» **Your task**
Extract the text of every entry below exactly; leave images out.

» **Available records**
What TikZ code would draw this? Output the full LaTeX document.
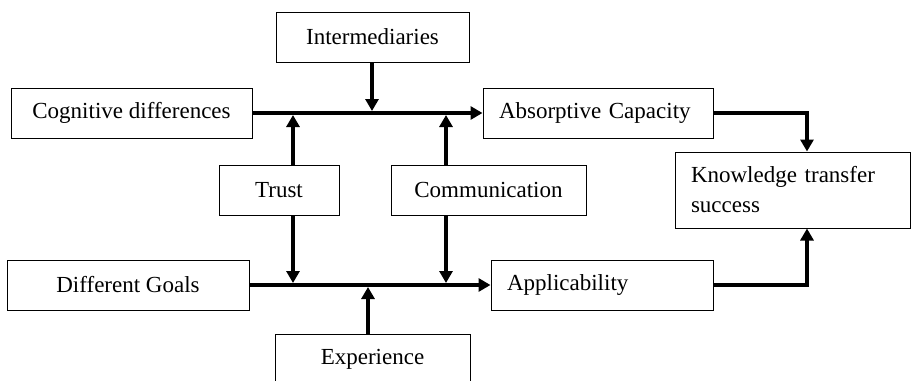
\documentclass[tikz,border=0pt]{standalone}
\usepackage{fontspec}
\setmainfont{Liberation Serif}
\usetikzlibrary{arrows.meta}

\begin{document}
\begin{tikzpicture}[x=1pt, y=-1pt,
    box/.style={draw, line width=1pt, minimum height=50pt, inner sep=0pt,
        font=\fontsize{23}{30}\selectfont},
    flow/.style={line width=4pt, -{Triangle[length=12pt, width=13pt]}}]
\useasboundingbox (0,0) rectangle (912,380);

% Boxes
\node[box, minimum width=193pt] (inter) at (372.5,37) {Intermediaries};
\node[box, minimum width=241pt] (cogn) at (131.5,113) {Cognitive differences};
\node[box, minimum width=120pt] (trust) at (279,190) {Trust};
\node[box, minimum width=195pt] (comm) at (488.5,190) {Communication};
\node[box, minimum width=242pt] (goals) at (128,285) {Different Goals};
\node[box, minimum width=195pt] (exper) at (372.5,359) {Experience};
\node[box, inner xsep=16pt, text width=198pt, align=left] (absorp) at (598,113) {Absorptive Capacity};
\node[box, inner xsep=16pt, text width=190pt, align=left] (appl) at (602,285) {Applicability};
\node[box, inner xsep=16pt, text width=203pt, minimum height=76pt, align=left] (know) at (792.5,190) {Knowledge transfer\\success};

% x positions of the vertical arrows
\coordinate (ix) at (372,0);
\coordinate (tx) at (293,0);
\coordinate (cx) at (446,0);
\coordinate (ex) at (368,0);
\coordinate (kx) at (807,0);

% Main flows
\draw[flow] (cogn.east) -- (absorp.west);
\draw[flow] (goals.east) -- (appl.west);

% Moderators
\draw[flow, shorten >=2pt] (ix |- inter.south) -- (ix |- cogn.east);
\draw[flow, shorten >=2pt] (tx |- trust.north) -- (tx |- cogn.east);
\draw[flow, shorten >=2pt] (cx |- comm.north) -- (cx |- cogn.east);
\draw[flow, shorten >=2pt] (tx |- trust.south) -- (tx |- goals.east);
\draw[flow, shorten >=2pt] (cx |- comm.south) -- (cx |- goals.east);
\draw[flow, shorten >=2pt] (ex |- exper.north) -- (ex |- goals.east);

% To outcome
\draw[flow] (absorp.east) -| (kx |- know.north);
\draw[flow] (appl.east) -| (kx |- know.south);
\end{tikzpicture}
\end{document}
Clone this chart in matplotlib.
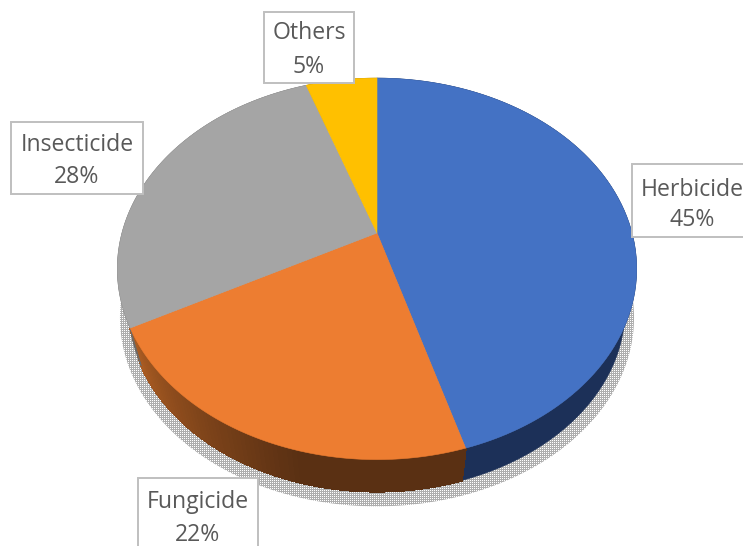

» **Answer to this task**
What TikZ code would draw this? Output the full LaTeX document.
\documentclass[tikz,border=0pt]{standalone}
\usepackage{fontspec}
\setmainfont{Liberation Serif}
\usetikzlibrary{arrows.meta}

\begin{document}
\begin{tikzpicture}[x=1pt, y=-1pt,
    box/.style={draw, line width=1pt, minimum height=50pt, inner sep=0pt,
        font=\fontsize{23}{30}\selectfont},
    flow/.style={line width=4pt, -{Triangle[length=12pt, width=13pt]}}]
\useasboundingbox (0,0) rectangle (912,380);

% Boxes
\node[box, minimum width=193pt] (inter) at (372.5,37) {Intermediaries};
\node[box, minimum width=241pt] (cogn) at (131.5,113) {Cognitive differences};
\node[box, minimum width=120pt] (trust) at (279,190) {Trust};
\node[box, minimum width=195pt] (comm) at (488.5,190) {Communication};
\node[box, minimum width=242pt] (goals) at (128,285) {Different Goals};
\node[box, minimum width=195pt] (exper) at (372.5,359) {Experience};
\node[box, inner xsep=16pt, text width=198pt, align=left] (absorp) at (598,113) {Absorptive Capacity};
\node[box, inner xsep=16pt, text width=190pt, align=left] (appl) at (602,285) {Applicability};
\node[box, inner xsep=16pt, text width=203pt, minimum height=76pt, align=left] (know) at (792.5,190) {Knowledge transfer\\success};

% x positions of the vertical arrows
\coordinate (ix) at (372,0);
\coordinate (tx) at (293,0);
\coordinate (cx) at (446,0);
\coordinate (ex) at (368,0);
\coordinate (kx) at (807,0);

% Main flows
\draw[flow] (cogn.east) -- (absorp.west);
\draw[flow] (goals.east) -- (appl.west);

% Moderators
\draw[flow, shorten >=2pt] (ix |- inter.south) -- (ix |- cogn.east);
\draw[flow, shorten >=2pt] (tx |- trust.north) -- (tx |- cogn.east);
\draw[flow, shorten >=2pt] (cx |- comm.north) -- (cx |- cogn.east);
\draw[flow, shorten >=2pt] (tx |- trust.south) -- (tx |- goals.east);
\draw[flow, shorten >=2pt] (cx |- comm.south) -- (cx |- goals.east);
\draw[flow, shorten >=2pt] (ex |- exper.north) -- (ex |- goals.east);

% To outcome
\draw[flow] (absorp.east) -| (kx |- know.north);
\draw[flow] (appl.east) -| (kx |- know.south);
\end{tikzpicture}
\end{document}
Clone this chart in matplotlib.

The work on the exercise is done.